価値観の違いは時として衝突を生むこともありますよね。
勝利至上主義をやっている側が、戦績としての結果が無い側に対する非難や、
その逆に育成重視の側が、勝利至上主義を標榜する側を非難したり。
私は、私が2つの立場に分かれた議論になっていたり、両者がまったく相容れない関係になっていること自体が問題なのではないかと思うのです。その多くは、地域やバレーボール界という広い世界を、どうデザインするかというビジョンによるものではなくて、己の正当性や存在価値を示すために行われているに過ぎないということを認識しなければいけないと思うのです。
 「勝たなくていいのか?」、「みんなに公平にチャンスを与え育てなくていいのか?」、私は、「どちらも目指すべき大事なもので必要だ」というのが私の考えです。
 ましてや、勝った者が、敗れていった者を見下したり、ばかにするようなことはあってはならない。敗れた者が、勝ったものを妬んでもいけない。
 「負けは監督の責任、勝ちは選手のおかげ」という言葉を使う人も多いけど、私はちょっとそれは違うと思う。なぜなら、選手たちは指導者のためにプレーしてるわけではない。指導者は、選手に何か報いや見返りを求めるものではないと思うからです。

自己満とは違う「自分の中の勝利」を見つける

スポーツをやる人々は、ある意味で「全員が勝者」になれるはずです。
むしろ、それがスポーツの基本理念のはずです。
見た目だけの戦績の勝敗ではなく、関わっている人の心の中にある「勝利」。つまり成長や学び、生きる糧や教訓を得たものは、全員が勝者になれると思います。

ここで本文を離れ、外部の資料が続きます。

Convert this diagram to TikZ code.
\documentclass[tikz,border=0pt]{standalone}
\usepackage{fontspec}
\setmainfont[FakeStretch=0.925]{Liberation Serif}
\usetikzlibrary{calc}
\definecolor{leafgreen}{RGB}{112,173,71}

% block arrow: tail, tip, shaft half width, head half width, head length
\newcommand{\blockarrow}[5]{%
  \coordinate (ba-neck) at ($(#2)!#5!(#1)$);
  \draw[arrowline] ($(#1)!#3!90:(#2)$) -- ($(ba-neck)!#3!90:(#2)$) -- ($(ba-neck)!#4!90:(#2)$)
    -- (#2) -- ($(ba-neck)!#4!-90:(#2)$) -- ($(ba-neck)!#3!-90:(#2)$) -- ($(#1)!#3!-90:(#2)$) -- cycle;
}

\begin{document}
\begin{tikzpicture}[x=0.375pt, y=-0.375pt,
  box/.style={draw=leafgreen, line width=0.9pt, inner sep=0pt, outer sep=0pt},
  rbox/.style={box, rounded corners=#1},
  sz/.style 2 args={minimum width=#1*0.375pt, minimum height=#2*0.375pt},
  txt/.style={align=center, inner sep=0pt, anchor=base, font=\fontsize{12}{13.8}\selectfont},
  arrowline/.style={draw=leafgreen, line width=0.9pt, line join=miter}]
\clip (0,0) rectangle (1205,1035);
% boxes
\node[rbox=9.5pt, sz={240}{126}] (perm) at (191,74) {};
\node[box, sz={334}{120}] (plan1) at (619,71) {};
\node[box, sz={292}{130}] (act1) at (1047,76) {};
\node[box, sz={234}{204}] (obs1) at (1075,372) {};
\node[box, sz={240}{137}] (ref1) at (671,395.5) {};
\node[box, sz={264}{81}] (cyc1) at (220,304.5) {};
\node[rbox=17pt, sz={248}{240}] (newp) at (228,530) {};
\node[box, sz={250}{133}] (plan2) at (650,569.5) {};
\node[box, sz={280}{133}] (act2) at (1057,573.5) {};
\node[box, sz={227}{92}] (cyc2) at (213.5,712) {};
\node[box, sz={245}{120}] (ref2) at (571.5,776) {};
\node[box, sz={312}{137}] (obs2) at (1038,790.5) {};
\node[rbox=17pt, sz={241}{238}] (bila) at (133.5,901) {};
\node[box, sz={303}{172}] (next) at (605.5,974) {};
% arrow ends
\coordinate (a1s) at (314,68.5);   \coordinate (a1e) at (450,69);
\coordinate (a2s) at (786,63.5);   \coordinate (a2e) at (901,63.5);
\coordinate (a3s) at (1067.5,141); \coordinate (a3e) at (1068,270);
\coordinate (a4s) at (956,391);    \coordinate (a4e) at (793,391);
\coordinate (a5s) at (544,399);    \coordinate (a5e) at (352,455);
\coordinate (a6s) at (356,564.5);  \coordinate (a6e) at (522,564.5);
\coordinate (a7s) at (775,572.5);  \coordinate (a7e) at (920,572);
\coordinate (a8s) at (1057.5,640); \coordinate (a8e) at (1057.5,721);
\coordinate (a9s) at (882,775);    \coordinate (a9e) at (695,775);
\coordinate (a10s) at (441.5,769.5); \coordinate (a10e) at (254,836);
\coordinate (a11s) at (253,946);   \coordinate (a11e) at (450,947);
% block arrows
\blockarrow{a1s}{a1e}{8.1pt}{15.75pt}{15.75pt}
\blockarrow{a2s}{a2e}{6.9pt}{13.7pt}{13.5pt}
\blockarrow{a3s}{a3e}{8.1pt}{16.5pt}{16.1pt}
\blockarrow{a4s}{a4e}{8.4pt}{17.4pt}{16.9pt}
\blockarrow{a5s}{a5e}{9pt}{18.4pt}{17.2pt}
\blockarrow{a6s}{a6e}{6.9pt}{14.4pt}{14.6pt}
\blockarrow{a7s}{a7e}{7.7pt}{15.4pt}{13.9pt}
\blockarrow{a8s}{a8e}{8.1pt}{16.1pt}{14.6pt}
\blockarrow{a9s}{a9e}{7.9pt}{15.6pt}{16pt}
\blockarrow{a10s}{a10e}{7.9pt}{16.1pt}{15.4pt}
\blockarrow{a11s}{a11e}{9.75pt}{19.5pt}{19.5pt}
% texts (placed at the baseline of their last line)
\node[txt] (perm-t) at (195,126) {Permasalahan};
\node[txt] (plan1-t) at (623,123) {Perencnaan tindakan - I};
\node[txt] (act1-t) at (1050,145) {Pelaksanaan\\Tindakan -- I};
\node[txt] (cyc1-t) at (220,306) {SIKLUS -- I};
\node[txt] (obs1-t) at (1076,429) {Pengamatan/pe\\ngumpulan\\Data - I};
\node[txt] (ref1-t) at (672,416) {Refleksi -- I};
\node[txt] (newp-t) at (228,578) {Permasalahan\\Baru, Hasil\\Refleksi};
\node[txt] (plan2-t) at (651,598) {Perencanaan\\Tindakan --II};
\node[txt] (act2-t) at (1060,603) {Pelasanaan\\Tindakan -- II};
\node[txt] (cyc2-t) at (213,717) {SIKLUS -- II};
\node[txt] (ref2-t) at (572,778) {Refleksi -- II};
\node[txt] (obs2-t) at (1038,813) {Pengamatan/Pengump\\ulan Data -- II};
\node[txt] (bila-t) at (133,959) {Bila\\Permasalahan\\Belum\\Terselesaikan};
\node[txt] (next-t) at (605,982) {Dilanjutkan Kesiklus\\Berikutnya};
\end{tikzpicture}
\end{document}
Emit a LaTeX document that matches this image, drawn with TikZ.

いろんな敗戦の弁や謝罪、時には糾弾が繰り広げられています。
自分を蔑む必要なんてありません。自分で自分を傷つける必要もありません。
選手もコーチたちも、練習も試合も「自分にがっかりしない」ことです。
変に自分を遜らせて、周囲の批判を回避しようとする必要もありません。

人が階段の何段目にいるかが最重要課題なのではありません。

どんな人も、今のステージよりも、1段でも踏み上がれることが重要なんです。
予選落ちから、予選突破
10点獲れなかったものが、二けた獲れた
0勝から、1セット奪取
1勝から、2勝
準決勝敗退から、決勝進出
全国ベスト8から全国3位
いずれも、階段を一つ踏みあがったという点で同じではありませんか。

 人が何かに憧れをもち、何か目指したい姿があり、それを目指そうと動き出し、それを実現させる。実現させることができなくても、憧れや目標を持った時点の自分よりも、成長した自分を手に入れること。
「成長の階段」一つ上がれたことに、軽重などないのだと思います。

 マズローは、人間の欲求を5段階で説明しました。その最上位が「自己実現欲求」です。しかし、それだけだとスポーツで私利私欲に走ってしまう人間は残ります。

 私は、「成長欲求」がさらにその上位にあるべきではないかと思います。
 私はみなさんより、ずっと負け続けている自負があります。
勝てていないゆえに、退場すべきなら、いつでも退場することもできます。
でも、それではいけないんだろうと思います。